Besides, I changed the binary path in the handler.py from binary/wkhtmltopdf to /opt/bin/wkhtmltopdf.
And it worked! But I still had problem with the fonts. So, I added this layer as well:
“`
– arn:aws:lambda:sa-east-1:347599033421:layer:amazon_linux_fonts:1
“`
That I got (here)[https://github.com/brandonlim-hs/fonts-aws-lambda-layer]
And I added this value to the environment in the serveless.yml:
“`
FONTCONFIG_PATH: /opt/etc/fonts
“`
Now, it worked like a charm.
Thanks Richard, awesome tutorial!
I dont usually comment on blogs, but, honestly, great & comprehensive article.
Hi Richard,
Thanks for this excellent step by step tutorial. I just have a question though, after I sls deploy, I tried using the curl command above and I got {“message”: “Internal server error”} message. Is this because I am running this locally? Thank you.
Sorry this is so late. You’ll have to check the AWS logs: Cloudwatch -> LogGroups.
I am getting
OSError: No wkhtmltopdf executable found:
Did you do the part where you download the wkhtmltopdf binary?
Richard, I have the same issue as Raj does. I did the part where I had to download the wkhtmltopdf binary. I might have put the unpacked folder in the wrong place. Would you be so kind to verify where the binary folder of my project might be? Please, let me know if there is any additional information that I can provide to help you help me.
The location of the binary should be “ROOT_OF_PROJECT/binary/wkhtmltopdf” where wkhtmltopdf is the actual binary. You can try cloning the project https://github.com/rbk/Lambda-PDF-Generator to test. I wonder if this code still works.

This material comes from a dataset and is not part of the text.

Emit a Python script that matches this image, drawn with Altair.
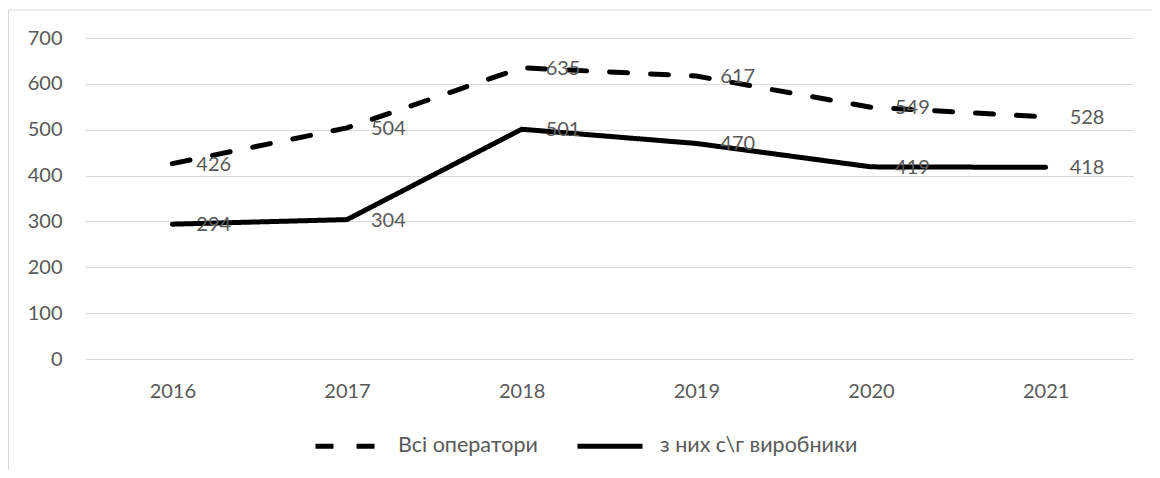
import altair as alt
import pandas as pd

years = ["2016", "2017", "2018", "2019", "2020", "2021"]
series_names = ["Всі оператори", "з них с\\г виробники"]
all_operators = [426, 504, 635, 617, 549, 528]
producers = [294, 304, 501, 470, 419, 418]
y_ticks = [0, 100, 200, 300, 400, 500, 600, 700]

rows = []
for y, v in zip(years, all_operators):
    rows.append({"year": y, "series": series_names[0], "value": v})
for y, v in zip(years, producers):
    rows.append({"year": y, "series": series_names[1], "value": v})
df = pd.DataFrame(rows)

FONT = "Lato"
GRAY = "#595959"

x_enc = alt.X(
    "year:N",
    sort=years,
    scale=alt.Scale(type="point", padding=0.5),
    axis=alt.Axis(title=None, labelAngle=0, domain=False, ticks=False, grid=False,
                  labelPadding=22, labelFont=FONT, labelFontSize=20, labelColor=GRAY),
)
y_enc = alt.Y(
    "value:Q",
    scale=alt.Scale(domain=[0, 700], nice=False, zero=True),
    axis=alt.Axis(title=None, values=y_ticks, domain=False, ticks=False, labelPadding=23,
                  labelFont=FONT, labelFontSize=20, labelColor=GRAY,
                  gridColor="#d9d9d9", gridWidth=1),
)

base = alt.Chart(df)

lines = base.mark_line(strokeWidth=5, strokeCap="round", strokeJoin="round", color="black").encode(
    x=x_enc,
    y=y_enc,
    strokeDash=alt.StrokeDash(
        "series:N",
        sort=series_names,
        scale=alt.Scale(domain=series_names, range=[[18, 23], [1, 0]]),
        legend=alt.Legend(
            title=None, orient="none", legendX=228, legendY=373, direction="horizontal",
            symbolType="stroke", symbolSize=4225, symbolStrokeWidth=5,
            symbolStrokeColor="black", labelFont=FONT, labelFontSize=21.5,
            labelColor=GRAY, labelOffset=15, columnPadding=29, padding=0,
            labelLimit=500,
        ),
    ),
)

labels = base.mark_text(align="left", baseline="middle", dx=24, dy=1,
                        font=FONT, fontSize=20, color=GRAY).encode(
    x=alt.X("year:N", sort=years),
    y="value:Q",
    text="value:Q",
)

one = alt.Data(values=[{"a": 1}])
frame_left = alt.Chart(one).mark_rule(color="#d9d9d9", strokeWidth=1).encode(
    x=alt.value(-76.5), y=alt.value(-28), y2=alt.value(600)
)
frame_top = alt.Chart(one).mark_rule(color="#d9d9d9", strokeWidth=1).encode(
    x=alt.value(-76.5), x2=alt.value(2000), y=alt.value(-28)
)

chart = alt.layer(frame_left, frame_top, lines, labels).properties(
    width=1048,
    height=321,
    padding={"left": 77, "top": 30, "right": 19, "bottom": 111},
    autosize=alt.AutoSizeParams(type="none"),
).configure_view(stroke=None)

chart.save("out.html", embed_options={"renderer": "svg", "actions": False})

Richard, I have the same issue as Raj does. I did the part where I had to download the wkhtmltopdf binary. I might have put the unpacked folder in the wrong place. Would you be so kind to verify where the binary folder of my project might be? Please, let me know if there is any additional information that I can provide to help you help me.